Giardino significa passaggio dal nomadismo alla vita sedentaria, accettazione del limite. Forse per questo milioni di persone “urbanizzate per forza” hanno i sensi atrofizzati e la natura, con tutti i suoi simboli (alberi, animali, acqua), non suscita più che emozioni superficiali. Sarebbe bello tentare una storia dei giardini sulla base dei sentimenti che in ogni epoca suscita il verde “umanizzato”: dalla gioia edonistica provata dai pochi cortigiani nei giardini all’italiana del Rinascimento, all’indifferenza dei tanti per i quali oggi il verde non significa quasi più nulla.
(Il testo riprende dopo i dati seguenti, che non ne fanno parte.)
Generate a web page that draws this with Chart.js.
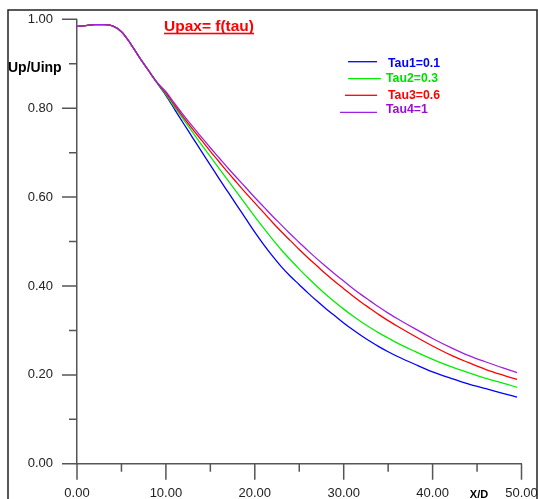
<!DOCTYPE html>
<html lang="en">
<head>
    <meta charset="UTF-8">
    <title>Upax = f(tau)</title>
    <script src="https://cdn.jsdelivr.net/npm/chart.js"></script>
    <style>
        body { margin: 0; background: #fff; }
        canvas { display: block; }
    </style>
</head>
<body>
    <canvas id="myChart" width="538" height="499"></canvas>

    <script>
        // x/D positions where the curves were read
        const xd = [0, 1, 2, 3, 4, 5, 6, 7, 8, 9, 10, 11, 12, 13, 14, 15, 16, 17, 18, 19, 20,
            21, 22, 23, 24, 25, 26, 27, 28, 29, 30, 31, 32, 33, 34, 35, 36, 38, 40, 42, 44, 46, 48, 49.5];

        // Up/Uinp for each tau
        const tau1 = [0.984, 0.986, 0.988, 0.988, 0.985, 0.972, 0.946, 0.915, 0.886, 0.857,
            0.829, 0.797, 0.765, 0.734, 0.703, 0.672, 0.641, 0.611, 0.581, 0.551, 0.521,
            0.493, 0.467, 0.443, 0.422, 0.403, 0.384, 0.366, 0.349, 0.333, 0.317, 0.302,
            0.288, 0.275, 0.263, 0.252, 0.242, 0.224, 0.207, 0.193, 0.180, 0.169, 0.158, 0.150];
        const tau2 = [0.984, 0.986, 0.988, 0.988, 0.985, 0.972, 0.946, 0.915, 0.886, 0.858,
            0.831, 0.802, 0.774, 0.746, 0.718, 0.691, 0.664, 0.637, 0.610, 0.583, 0.556,
            0.530, 0.505, 0.481, 0.459, 0.438, 0.418, 0.399, 0.381, 0.364, 0.348, 0.333,
            0.319, 0.306, 0.294, 0.283, 0.272, 0.253, 0.235, 0.219, 0.205, 0.192, 0.181, 0.172];
        const tau3 = [0.984, 0.986, 0.988, 0.988, 0.985, 0.972, 0.946, 0.915, 0.886, 0.858,
            0.834, 0.806, 0.779, 0.753, 0.728, 0.703, 0.679, 0.655, 0.632, 0.609, 0.587,
            0.565, 0.543, 0.522, 0.502, 0.482, 0.463, 0.445, 0.427, 0.410, 0.394, 0.378,
            0.363, 0.349, 0.335, 0.322, 0.310, 0.287, 0.265, 0.245, 0.228, 0.212, 0.199, 0.190];
        const tau4 = [0.984, 0.986, 0.988, 0.988, 0.985, 0.972, 0.946, 0.915, 0.886, 0.858,
            0.837, 0.810, 0.784, 0.759, 0.735, 0.711, 0.688, 0.665, 0.643, 0.621, 0.599,
            0.578, 0.557, 0.537, 0.517, 0.498, 0.479, 0.461, 0.444, 0.427, 0.411, 0.395,
            0.380, 0.366, 0.352, 0.339, 0.327, 0.304, 0.282, 0.262, 0.244, 0.229, 0.215, 0.205];

        const seriesNames = ['Tau1=0.1', 'Tau2=0.3', 'Tau3=0.6', 'Tau4=1'];
        const seriesColors = ['#0000ff', '#00ee00', '#ff0000', '#a020e0'];
        const textColors = ['#0000ff', '#00dd00', '#ff0000', '#9910cc'];

        const xMajor = [0, 10, 20, 30, 40, 50];
        const xMinor = [5, 15, 25, 35, 45];
        const yMajor = [0, 0.2, 0.4, 0.6, 0.8, 1.0];
        const yMinor = [0.1, 0.3, 0.5, 0.7, 0.9];

        const font = 'Liberation Sans, Arial, sans-serif';
        const axisColor = '#555';

        // frame, title, axis ticks, axis names and legend
        const decorations = {
            id: 'decorations',
            afterDraw(chart) {
                const ctx = chart.ctx;
                const xs = chart.scales.x;
                const ys = chart.scales.y;
                const left = chart.chartArea.left;
                const bottom = chart.chartArea.bottom;
                ctx.save();

                ctx.strokeStyle = '#222';
                ctx.lineWidth = 1.5;
                ctx.strokeRect(8, 10, 529, 495);

                // tick marks
                ctx.strokeStyle = axisColor;
                ctx.lineWidth = 1.5;
                ctx.beginPath();
                yMajor.forEach(v => { const p = ys.getPixelForValue(v); ctx.moveTo(left - 15, p); ctx.lineTo(left, p); });
                yMinor.forEach(v => { const p = ys.getPixelForValue(v); ctx.moveTo(left - 8, p); ctx.lineTo(left, p); });
                xMajor.forEach(v => { const p = xs.getPixelForValue(v); ctx.moveTo(p, bottom); ctx.lineTo(p, bottom + 16); });
                xMinor.forEach(v => { const p = xs.getPixelForValue(v); ctx.moveTo(p, bottom); ctx.lineTo(p, bottom + 8); });
                ctx.stroke();

                // title
                ctx.fillStyle = '#ff0000';
                ctx.font = 'bold 15.5px ' + font;
                ctx.textAlign = 'center';
                ctx.textBaseline = 'alphabetic';
                ctx.fillText('Upax= f(tau)', 209, 31);
                const tw = ctx.measureText('Upax= f(tau)').width;
                ctx.fillRect(209 - tw / 2, 32.7, tw, 1.6);

                // axis names
                ctx.fillStyle = '#000';
                ctx.font = 'bold 14px ' + font;
                ctx.textAlign = 'left';
                ctx.textBaseline = 'middle';
                ctx.fillText('Up/Uinp', 8, 68);
                ctx.font = 'bold 11px ' + font;
                ctx.textAlign = 'center';
                ctx.fillText('X/D', 479, 495);

                // legend
                const legendLines = [[348, 377, 61.7], [348, 381, 78.7], [345, 377, 95.3], [340, 377, 112.3]];
                const legendText = [[388, 64], [386, 79], [388, 96], [386, 110]];
                ctx.font = 'bold 12.3px ' + font;
                ctx.textAlign = 'left';
                seriesNames.forEach((name, i) => {
                    const [x0, x1, y] = legendLines[i];
                    ctx.strokeStyle = seriesColors[i];
                    ctx.lineWidth = 1.3;
                    ctx.beginPath();
                    ctx.moveTo(x0, y);
                    ctx.lineTo(x1, y);
                    ctx.stroke();
                    ctx.fillStyle = textColors[i];
                    ctx.fillText(name, legendText[i][0], legendText[i][1]);
                });

                ctx.restore();
            }
        };

        // keep the label padding from pushing the plot area around
        function noScalePadding(s) {
            s.paddingLeft = 0;
            s.paddingRight = 0;
            s.paddingTop = 0;
            s.paddingBottom = 0;
        }

        const allSeries = [tau1, tau2, tau3, tau4];
        const datasets = allSeries.map((vals, i) => ({
            label: seriesNames[i],
            data: xd.map((x, j) => ({ x: x, y: vals[j] })),
            borderColor: seriesColors[i],
            borderWidth: 1.3,
            pointRadius: 0,
            fill: false,
            cubicInterpolationMode: 'monotone',
            order: 3 - i
        }));

        const ctx = document.getElementById('myChart');

        new Chart(ctx, {
            type: 'line',
            data: { datasets: datasets },
            options: {
                responsive: false,
                animation: false,
                devicePixelRatio: 1,
                layout: { padding: { left: 0, right: 16.5, top: 19.3, bottom: 0 } },
                plugins: {
                    legend: { display: false },
                    tooltip: { enabled: false }
                },
                scales: {
                    x: {
                        type: 'linear',
                        min: 0,
                        max: 50,
                        grid: { display: false, drawTicks: false },
                        border: { display: true, color: axisColor, width: 1.5 },
                        ticks: {
                            stepSize: 10,
                            autoSkip: false,
                            maxRotation: 0,
                            padding: 22,
                            color: '#222',
                            font: { family: font, size: 13 },
                            callback: v => v.toFixed(2)
                        },
                        afterFit: s => { s.height = 35.2; noScalePadding(s); }
                    },
                    y: {
                        min: 0,
                        max: 1,
                        grid: { display: false, drawTicks: false },
                        border: { display: true, color: axisColor, width: 1.5 },
                        ticks: {
                            stepSize: 0.2,
                            padding: 24,
                            color: '#222',
                            font: { family: font, size: 13 },
                            callback: v => v.toFixed(2)
                        },
                        afterFit: s => { s.width = 77; noScalePadding(s); }
                    }
                }
            },
            plugins: [decorations]
        });
    </script>
</body>
</html>
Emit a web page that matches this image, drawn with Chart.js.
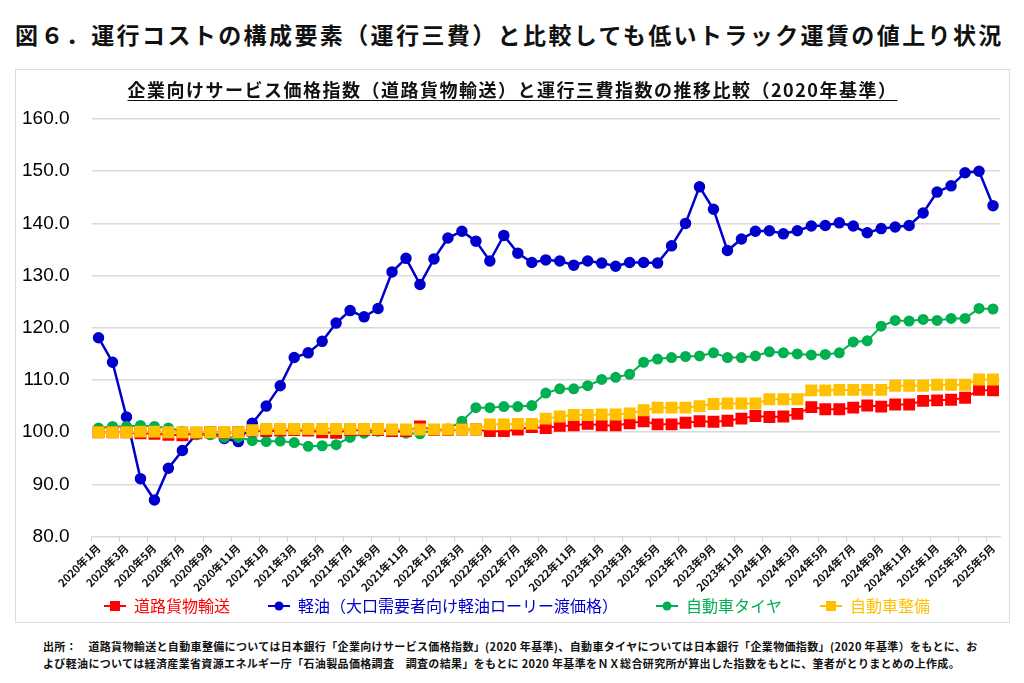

Lo stile  italiano ricerca un’armonia razionale, lo stile romantico esprime malinconia, il barocco è un tripudio di forme per la gioia di stupire.


I giardini medioevali ispiravano quiete e raccoglimento: l’hortus conclusus, il giardino claustrale dove il monaco pregava, spingeva alla contemplazione, semplicità e grazia (anche in senso cristiano, come salute dell’anima e del corpo) erano caratteristiche dell’ hortus sanitatis, il giardino erede degli Orti dei Semplici nell’antica Grecia e di Roma, dove con le virtù delle piante, miscelate a sostanze animali e minerali,  curavano le malattie. 


Se nel Barocco e nel Rococò, spiega lo scrittore Lichacev “le illusioni ottiche erano burle” (basta inoltrarsi, stupefatti, fra  i mostri di Bomarzo, vicino Viterbo), per i romantici, invece, i giardini  simboleggiano la mesta illusorietà tipica di un mondo pervaso di malinconia e grazie a questo culto della malinconia nei parchi romantici non c’è posto per l’ironia e  per lo scherzo. Nei giardini romantici la riflessione era connessa non tanto con lo studio “impassibile” e  “scientifico” del mondo e con lo stupore di fronte alla saggezza e alla varietà della natura (come nei giardini barocchi), quanto con una mentalità che non tollera né riso né sorriso. Se nella pittura rococò, soprattutto nelle scene pastorali gli elementi paesaggistici lasciavano spazio all’allegria, al sorriso, a una sfumatura ironica, i giardini preromanici e romanici, invece, li escludevano senza appello”. Il romanticismo, dice Lichacev, è l’ultimo grande stile dell’arte di parchi e giardini, ma ciò non significa naturalmente che anche in tempi recenti siano mancati i grandi maestri dal brasiliano  Burle Marx a Russel Page il “giardiniere” che lavorò nei giardini più belli del mondo, dalla Francia agli  Stati Uniti, dal Venezuela all’Egitto.
Page amava i giardini  “a stanze”, microcosmi piccoli e proporzionati racchiusi da alte siepi, ciascuno con un colore dominante “Se dovessi scegliere un luogo per il mio giardino - scrisse - preferirei una conca piuttosto che la cima di una collina: un panorama e un giardino abbinati si rubano, l’attenzione vicendevolmente”.


Nel giardinaggio, scriveva Herman Hesse, “c’è qualcosa simile alla presunzione e  al piacere della creazione:  si può plasmare un pezzetto di  terra come si vuole… si può trasformare una piccola aiuola, un paio di metri quadrati di nuda terra, in un  mare di colori, in una delizia per gli occhi, in un angolo di paradiso”.